Give the number of lines in the data that hold the word "script", and nothing else.

Input material:

_ _ _ _

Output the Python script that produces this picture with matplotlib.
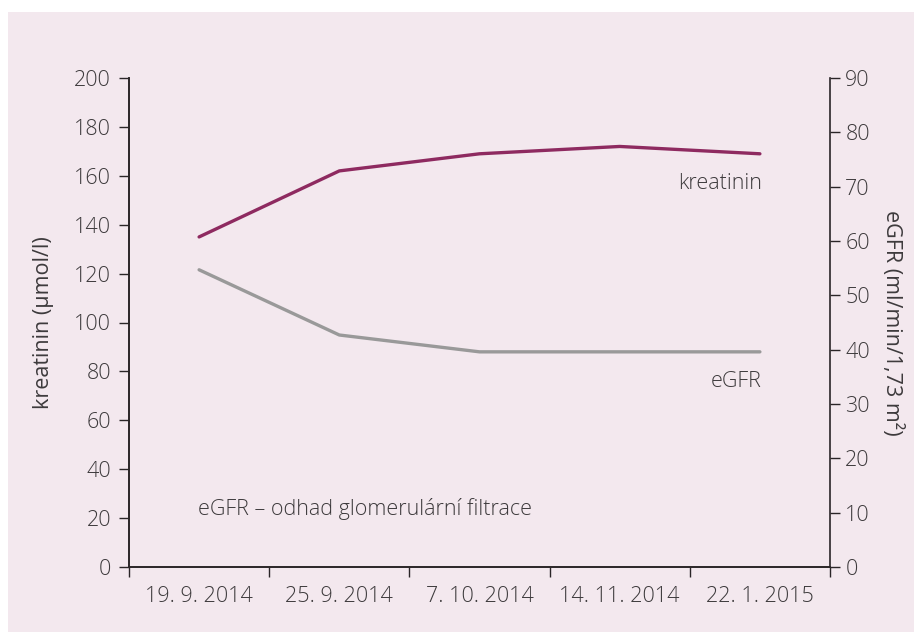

_ _ _ _

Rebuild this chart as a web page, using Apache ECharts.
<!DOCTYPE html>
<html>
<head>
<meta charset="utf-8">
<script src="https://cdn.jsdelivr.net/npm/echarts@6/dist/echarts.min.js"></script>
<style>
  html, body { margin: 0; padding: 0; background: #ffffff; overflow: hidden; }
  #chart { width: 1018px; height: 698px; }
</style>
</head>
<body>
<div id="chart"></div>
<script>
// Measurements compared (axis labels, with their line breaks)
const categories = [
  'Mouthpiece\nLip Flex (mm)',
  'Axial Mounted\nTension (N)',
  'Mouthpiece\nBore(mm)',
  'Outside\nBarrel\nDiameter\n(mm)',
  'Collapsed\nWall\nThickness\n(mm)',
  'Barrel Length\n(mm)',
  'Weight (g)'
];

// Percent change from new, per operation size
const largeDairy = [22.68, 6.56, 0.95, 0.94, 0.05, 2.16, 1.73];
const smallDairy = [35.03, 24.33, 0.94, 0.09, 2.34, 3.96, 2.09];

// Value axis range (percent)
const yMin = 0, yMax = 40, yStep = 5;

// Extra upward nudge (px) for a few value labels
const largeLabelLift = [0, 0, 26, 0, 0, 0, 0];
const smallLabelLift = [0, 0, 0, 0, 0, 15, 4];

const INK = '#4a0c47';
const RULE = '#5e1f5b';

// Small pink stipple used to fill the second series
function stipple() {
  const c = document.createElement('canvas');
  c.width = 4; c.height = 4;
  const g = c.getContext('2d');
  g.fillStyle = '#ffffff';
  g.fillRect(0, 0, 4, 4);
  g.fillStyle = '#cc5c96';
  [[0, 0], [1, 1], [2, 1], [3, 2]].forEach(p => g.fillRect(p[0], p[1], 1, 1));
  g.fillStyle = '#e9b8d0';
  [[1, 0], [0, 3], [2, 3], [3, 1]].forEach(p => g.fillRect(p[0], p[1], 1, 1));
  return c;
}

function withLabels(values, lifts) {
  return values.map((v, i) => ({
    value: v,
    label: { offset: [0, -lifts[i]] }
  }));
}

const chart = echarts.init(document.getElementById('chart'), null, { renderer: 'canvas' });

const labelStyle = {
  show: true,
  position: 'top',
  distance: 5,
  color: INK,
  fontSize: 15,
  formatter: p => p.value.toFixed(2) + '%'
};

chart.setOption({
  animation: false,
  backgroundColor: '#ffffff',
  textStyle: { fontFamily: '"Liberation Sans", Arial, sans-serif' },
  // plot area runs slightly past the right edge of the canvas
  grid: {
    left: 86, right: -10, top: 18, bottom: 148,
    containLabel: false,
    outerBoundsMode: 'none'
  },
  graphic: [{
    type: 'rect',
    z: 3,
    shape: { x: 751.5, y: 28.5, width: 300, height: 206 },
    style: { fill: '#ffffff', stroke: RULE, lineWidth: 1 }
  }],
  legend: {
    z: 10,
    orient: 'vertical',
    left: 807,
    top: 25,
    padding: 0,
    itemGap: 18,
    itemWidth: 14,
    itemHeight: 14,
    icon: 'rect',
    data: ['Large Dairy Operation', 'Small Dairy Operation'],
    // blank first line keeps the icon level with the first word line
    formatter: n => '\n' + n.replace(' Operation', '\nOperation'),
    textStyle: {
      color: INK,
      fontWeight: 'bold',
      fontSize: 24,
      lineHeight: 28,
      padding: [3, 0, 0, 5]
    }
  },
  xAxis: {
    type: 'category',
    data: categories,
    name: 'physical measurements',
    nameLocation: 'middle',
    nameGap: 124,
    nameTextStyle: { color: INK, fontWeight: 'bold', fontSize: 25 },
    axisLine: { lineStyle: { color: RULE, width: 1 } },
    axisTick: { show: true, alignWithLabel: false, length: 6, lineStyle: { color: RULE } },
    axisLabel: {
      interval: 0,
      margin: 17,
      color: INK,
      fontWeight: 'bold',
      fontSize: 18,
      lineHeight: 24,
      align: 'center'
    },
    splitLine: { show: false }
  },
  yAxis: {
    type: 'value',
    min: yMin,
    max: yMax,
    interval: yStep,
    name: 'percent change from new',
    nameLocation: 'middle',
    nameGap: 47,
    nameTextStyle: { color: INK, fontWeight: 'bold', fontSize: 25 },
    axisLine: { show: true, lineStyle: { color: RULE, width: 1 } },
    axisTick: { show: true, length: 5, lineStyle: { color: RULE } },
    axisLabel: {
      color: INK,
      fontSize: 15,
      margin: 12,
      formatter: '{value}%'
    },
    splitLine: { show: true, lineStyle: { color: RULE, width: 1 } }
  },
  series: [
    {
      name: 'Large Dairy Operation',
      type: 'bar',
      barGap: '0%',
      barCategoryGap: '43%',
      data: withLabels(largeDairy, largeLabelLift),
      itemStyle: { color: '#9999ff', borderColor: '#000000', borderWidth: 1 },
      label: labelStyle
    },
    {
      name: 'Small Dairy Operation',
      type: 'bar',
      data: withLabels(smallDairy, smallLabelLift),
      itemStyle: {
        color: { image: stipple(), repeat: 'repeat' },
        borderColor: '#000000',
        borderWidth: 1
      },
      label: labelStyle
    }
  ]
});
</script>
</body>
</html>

_ _ _ _

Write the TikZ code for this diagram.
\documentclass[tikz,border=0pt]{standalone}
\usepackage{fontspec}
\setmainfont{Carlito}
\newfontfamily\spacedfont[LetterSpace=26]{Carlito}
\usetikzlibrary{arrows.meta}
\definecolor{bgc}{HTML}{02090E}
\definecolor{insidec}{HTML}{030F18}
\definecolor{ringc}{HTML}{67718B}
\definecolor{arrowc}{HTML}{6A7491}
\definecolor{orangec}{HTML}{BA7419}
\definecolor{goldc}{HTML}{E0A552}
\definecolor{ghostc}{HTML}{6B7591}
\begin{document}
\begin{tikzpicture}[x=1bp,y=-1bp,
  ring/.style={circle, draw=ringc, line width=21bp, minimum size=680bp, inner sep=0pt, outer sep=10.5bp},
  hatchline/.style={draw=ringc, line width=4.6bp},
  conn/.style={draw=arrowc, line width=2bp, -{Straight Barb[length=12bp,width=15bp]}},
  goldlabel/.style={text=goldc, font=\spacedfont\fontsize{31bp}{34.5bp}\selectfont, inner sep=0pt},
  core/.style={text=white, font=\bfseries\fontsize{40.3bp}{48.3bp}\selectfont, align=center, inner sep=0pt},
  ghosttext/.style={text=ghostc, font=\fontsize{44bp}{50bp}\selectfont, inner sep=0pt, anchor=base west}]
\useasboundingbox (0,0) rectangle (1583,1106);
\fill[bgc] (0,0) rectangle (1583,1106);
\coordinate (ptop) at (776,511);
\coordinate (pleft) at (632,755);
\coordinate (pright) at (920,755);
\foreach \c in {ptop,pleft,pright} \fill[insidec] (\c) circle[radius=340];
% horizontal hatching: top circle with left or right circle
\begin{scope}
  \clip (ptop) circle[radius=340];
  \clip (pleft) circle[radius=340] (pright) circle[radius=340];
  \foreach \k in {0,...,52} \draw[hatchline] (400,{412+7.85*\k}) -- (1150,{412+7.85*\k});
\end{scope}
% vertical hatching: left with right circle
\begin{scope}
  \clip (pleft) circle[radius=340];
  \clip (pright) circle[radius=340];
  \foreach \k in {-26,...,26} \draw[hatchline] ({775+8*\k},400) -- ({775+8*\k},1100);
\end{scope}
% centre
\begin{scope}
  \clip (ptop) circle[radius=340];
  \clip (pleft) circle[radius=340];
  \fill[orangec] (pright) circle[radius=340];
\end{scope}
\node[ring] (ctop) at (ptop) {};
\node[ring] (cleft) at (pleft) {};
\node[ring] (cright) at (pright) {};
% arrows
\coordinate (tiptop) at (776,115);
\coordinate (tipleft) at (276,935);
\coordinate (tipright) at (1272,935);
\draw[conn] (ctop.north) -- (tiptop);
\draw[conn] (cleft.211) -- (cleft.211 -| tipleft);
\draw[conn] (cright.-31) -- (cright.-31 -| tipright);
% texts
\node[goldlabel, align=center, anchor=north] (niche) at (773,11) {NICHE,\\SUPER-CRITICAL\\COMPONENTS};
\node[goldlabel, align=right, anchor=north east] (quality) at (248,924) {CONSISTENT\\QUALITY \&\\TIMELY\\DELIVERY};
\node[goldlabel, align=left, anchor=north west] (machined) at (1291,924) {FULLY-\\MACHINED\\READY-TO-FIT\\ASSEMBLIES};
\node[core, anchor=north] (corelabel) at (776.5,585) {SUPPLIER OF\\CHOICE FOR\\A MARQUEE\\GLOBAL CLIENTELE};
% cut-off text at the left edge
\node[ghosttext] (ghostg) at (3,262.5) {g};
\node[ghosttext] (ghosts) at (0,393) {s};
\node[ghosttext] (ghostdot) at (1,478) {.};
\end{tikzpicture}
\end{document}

_ _ _ _

Solution: 4